The United States is the largest funder of the WHO and its dues to the body in 2020 were assessed at 22 percent of the organization’s budget, or nearly $127 million. Typically, Washington also makes a large voluntary contribution to the health body over and above its mandatory contribution. U.S. annual voluntary contributions to the WHO averaged $254 million from fiscal 2012 through fiscal 2018, according to a 2020 Congressional Research Service report.
Last spring, when Trump announced he was freezing payments to the WHO on the grounds the U.N. agency hadn’t pressed China hard enough about the origins of the coronavirus pandemic, the United States had already contributed $58 million of its assessed 2020 dues. Last fall, the State Department said it was reprogramming the rest of the 2020 WHO contribution or about $62 million to pay assessed dues to other parts of the United Nations.
Without ever specifically calling out China, Blinken said it was important that “all countries must make available all data from the earliest days of any outbreak.”
There is bipartisan agreement that the WHO was too willing, particularly in the earliest days of the COVID-19 outbreak, to accept Beijing’s assurances that it was handling the situation.
Some lawmakers and outside interest groups want to see the Biden administration use its re-engagement in the WHO to press for changes that would empower the United Nations agency to more forcefully demand timely access to information and data from member states about newly detected diseases.
In a January memo of its policy recommendations for the Biden administration, the anti-poverty ONE Campaign said the United States should use the goodwill engendered with the likes of Germany, France and the United Kingdom by its rejoining of the World Health Organization “to pursue reforms that give [the WHO] a stronger mandate, sharpened tools for accountability, and reliable funding."
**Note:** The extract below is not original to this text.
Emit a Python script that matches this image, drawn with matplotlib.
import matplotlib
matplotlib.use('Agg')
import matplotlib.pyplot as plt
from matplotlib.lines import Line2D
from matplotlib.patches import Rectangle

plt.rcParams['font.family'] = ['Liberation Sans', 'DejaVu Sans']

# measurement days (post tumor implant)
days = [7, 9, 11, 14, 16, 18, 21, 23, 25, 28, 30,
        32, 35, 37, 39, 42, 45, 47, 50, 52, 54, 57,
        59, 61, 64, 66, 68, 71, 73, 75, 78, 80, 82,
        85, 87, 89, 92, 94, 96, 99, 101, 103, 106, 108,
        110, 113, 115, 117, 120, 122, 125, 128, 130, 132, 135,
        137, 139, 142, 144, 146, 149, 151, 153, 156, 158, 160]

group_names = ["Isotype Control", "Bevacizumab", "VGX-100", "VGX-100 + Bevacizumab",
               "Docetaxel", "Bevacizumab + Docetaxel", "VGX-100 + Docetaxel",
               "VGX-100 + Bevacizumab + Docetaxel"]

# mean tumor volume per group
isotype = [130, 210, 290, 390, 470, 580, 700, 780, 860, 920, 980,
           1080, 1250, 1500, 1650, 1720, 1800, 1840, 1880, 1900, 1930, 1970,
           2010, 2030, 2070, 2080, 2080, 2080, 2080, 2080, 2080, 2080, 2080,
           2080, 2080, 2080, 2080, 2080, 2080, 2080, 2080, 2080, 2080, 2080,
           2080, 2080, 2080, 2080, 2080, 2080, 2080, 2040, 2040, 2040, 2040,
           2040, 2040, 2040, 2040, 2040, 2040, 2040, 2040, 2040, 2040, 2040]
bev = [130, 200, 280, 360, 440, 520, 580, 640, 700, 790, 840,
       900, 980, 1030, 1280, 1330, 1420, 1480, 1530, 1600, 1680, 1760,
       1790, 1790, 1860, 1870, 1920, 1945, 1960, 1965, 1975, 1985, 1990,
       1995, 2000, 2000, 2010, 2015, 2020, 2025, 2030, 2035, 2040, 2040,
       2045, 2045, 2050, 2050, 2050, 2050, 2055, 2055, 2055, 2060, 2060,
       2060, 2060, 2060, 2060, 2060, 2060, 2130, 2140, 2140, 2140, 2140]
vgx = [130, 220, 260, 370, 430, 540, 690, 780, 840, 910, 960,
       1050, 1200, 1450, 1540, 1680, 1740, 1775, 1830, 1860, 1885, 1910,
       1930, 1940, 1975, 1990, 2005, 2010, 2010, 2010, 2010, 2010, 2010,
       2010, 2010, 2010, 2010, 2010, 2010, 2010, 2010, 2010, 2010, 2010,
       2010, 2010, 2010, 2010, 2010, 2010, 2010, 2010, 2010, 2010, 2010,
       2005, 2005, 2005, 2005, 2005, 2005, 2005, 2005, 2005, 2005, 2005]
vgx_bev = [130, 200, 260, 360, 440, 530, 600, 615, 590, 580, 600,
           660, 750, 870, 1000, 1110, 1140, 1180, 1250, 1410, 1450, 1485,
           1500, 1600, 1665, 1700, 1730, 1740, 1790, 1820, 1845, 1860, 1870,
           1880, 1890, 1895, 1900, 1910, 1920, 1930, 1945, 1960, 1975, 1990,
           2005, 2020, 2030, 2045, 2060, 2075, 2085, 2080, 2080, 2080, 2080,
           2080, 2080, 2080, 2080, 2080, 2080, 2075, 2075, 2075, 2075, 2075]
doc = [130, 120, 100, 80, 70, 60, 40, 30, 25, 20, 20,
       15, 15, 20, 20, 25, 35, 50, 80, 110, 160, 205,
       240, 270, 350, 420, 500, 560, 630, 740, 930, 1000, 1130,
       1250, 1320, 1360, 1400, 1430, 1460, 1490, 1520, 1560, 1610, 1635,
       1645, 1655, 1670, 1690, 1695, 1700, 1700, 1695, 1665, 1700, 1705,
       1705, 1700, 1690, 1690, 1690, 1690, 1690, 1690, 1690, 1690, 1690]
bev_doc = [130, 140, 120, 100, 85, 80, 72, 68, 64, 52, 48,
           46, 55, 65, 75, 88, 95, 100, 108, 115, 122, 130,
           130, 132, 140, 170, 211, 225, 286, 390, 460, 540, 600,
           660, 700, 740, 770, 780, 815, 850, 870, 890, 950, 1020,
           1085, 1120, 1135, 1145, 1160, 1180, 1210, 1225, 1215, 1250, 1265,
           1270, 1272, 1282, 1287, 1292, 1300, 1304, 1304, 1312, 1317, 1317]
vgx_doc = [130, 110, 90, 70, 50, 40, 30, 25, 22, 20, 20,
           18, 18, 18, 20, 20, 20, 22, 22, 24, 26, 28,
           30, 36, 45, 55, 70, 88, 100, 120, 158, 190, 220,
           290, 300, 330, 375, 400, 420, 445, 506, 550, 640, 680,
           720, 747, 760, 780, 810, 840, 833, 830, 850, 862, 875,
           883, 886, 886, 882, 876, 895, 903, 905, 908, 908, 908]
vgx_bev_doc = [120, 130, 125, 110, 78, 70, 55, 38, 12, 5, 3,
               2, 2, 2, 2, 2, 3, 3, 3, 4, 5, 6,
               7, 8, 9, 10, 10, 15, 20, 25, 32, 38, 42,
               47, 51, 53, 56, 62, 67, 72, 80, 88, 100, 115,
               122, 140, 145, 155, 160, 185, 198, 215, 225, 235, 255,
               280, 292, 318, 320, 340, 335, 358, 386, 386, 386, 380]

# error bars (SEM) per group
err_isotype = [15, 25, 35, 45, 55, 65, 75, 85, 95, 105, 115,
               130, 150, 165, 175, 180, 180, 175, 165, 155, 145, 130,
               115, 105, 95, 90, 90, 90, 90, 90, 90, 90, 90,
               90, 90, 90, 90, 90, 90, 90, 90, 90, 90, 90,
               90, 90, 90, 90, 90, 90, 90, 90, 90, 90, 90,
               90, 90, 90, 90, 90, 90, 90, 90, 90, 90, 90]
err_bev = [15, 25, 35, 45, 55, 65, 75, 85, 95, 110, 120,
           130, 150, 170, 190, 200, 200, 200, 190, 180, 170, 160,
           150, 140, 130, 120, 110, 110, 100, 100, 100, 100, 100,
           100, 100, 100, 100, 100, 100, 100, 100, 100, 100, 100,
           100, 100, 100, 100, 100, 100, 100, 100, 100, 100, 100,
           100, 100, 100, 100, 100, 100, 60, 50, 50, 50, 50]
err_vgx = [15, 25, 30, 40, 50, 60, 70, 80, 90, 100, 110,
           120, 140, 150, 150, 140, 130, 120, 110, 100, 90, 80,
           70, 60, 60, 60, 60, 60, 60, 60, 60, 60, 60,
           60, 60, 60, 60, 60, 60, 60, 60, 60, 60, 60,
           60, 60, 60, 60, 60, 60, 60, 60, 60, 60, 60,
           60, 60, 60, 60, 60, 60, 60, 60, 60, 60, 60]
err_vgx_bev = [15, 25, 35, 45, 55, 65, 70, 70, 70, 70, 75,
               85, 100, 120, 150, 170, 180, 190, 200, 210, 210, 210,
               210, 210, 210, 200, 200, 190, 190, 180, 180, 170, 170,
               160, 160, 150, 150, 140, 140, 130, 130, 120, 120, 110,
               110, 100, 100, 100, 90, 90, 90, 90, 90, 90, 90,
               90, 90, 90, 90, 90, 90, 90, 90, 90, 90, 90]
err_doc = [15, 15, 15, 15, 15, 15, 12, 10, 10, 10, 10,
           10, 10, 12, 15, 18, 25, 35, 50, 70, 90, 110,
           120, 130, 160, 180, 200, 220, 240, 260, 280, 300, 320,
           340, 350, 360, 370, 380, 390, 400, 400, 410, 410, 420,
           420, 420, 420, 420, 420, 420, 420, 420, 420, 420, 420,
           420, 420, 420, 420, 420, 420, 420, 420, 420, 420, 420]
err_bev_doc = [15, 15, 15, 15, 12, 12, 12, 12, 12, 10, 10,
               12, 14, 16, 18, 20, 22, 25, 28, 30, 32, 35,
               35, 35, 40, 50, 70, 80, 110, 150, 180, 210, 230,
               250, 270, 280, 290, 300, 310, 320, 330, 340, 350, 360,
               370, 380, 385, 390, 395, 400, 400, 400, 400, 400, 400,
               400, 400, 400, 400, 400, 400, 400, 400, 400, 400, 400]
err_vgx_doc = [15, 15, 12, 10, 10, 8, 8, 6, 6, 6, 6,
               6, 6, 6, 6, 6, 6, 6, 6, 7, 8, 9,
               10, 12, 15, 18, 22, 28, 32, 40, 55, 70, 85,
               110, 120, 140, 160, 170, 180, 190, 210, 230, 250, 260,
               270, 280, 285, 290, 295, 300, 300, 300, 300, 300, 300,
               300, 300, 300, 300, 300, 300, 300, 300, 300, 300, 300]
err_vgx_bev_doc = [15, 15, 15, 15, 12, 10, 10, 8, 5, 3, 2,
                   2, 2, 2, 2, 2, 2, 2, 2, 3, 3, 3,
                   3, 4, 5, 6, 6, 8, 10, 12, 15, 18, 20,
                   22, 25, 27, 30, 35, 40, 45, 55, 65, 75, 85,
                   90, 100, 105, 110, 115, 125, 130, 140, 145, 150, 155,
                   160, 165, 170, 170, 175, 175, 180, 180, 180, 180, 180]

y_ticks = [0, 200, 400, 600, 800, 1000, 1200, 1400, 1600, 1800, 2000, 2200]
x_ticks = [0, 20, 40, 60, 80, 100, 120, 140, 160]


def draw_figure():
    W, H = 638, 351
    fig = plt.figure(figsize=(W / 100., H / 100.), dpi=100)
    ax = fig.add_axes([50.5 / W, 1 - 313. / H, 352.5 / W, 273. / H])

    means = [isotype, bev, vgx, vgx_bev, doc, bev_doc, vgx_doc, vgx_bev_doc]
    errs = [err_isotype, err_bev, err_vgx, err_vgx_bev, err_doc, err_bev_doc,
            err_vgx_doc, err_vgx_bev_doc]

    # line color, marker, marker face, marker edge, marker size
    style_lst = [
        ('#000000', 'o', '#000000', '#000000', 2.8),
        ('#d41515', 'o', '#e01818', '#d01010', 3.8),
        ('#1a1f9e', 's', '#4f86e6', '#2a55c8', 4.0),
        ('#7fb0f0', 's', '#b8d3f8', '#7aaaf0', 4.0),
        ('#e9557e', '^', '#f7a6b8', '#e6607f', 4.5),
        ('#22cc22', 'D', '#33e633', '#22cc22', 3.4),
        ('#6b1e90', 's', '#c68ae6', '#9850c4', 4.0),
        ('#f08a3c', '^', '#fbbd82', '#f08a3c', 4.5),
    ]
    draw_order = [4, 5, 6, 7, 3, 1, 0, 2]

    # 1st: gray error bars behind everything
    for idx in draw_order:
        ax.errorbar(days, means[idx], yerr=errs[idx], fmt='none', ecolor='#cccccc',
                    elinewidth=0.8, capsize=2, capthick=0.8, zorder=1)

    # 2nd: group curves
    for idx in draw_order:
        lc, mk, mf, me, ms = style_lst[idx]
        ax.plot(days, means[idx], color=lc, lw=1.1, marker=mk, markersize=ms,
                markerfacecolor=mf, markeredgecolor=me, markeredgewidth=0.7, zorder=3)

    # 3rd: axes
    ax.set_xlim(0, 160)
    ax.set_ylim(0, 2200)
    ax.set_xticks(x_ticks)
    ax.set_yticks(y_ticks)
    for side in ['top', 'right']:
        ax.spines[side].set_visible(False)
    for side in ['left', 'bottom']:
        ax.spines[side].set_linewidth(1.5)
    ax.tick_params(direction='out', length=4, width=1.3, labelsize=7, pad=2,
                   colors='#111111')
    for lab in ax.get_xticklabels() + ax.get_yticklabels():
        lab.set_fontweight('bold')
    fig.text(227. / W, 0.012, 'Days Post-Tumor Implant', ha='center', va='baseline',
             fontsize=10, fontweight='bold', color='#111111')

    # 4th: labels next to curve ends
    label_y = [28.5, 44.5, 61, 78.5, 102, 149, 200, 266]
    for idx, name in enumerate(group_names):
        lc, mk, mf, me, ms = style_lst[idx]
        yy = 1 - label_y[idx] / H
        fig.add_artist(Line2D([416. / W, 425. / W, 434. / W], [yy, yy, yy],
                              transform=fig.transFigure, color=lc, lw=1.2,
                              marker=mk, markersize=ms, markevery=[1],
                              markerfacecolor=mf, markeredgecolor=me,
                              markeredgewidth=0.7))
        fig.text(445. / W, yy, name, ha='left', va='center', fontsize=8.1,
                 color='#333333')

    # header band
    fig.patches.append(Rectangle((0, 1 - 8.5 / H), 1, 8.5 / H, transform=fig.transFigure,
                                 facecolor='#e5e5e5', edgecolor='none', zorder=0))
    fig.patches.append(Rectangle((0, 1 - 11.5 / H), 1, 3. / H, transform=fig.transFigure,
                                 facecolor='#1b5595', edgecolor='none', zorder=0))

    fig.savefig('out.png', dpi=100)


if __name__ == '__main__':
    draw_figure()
Specifically, the group recommended that the administration support a preliminary package of reforms at the World Health Assembly in 2021 and then bring the issues to the U.N. Security Council to build support among major powers for the changes.
“Going forward, all countries should participate in a transparent and robust process for preventing and responding to health emergencies so the world learns as much as possible as soon as possible,” Blinken said. “Transparency, information sharing, access for international experts — these must be the hallmarks of our common approach to what is truly a global challenge.”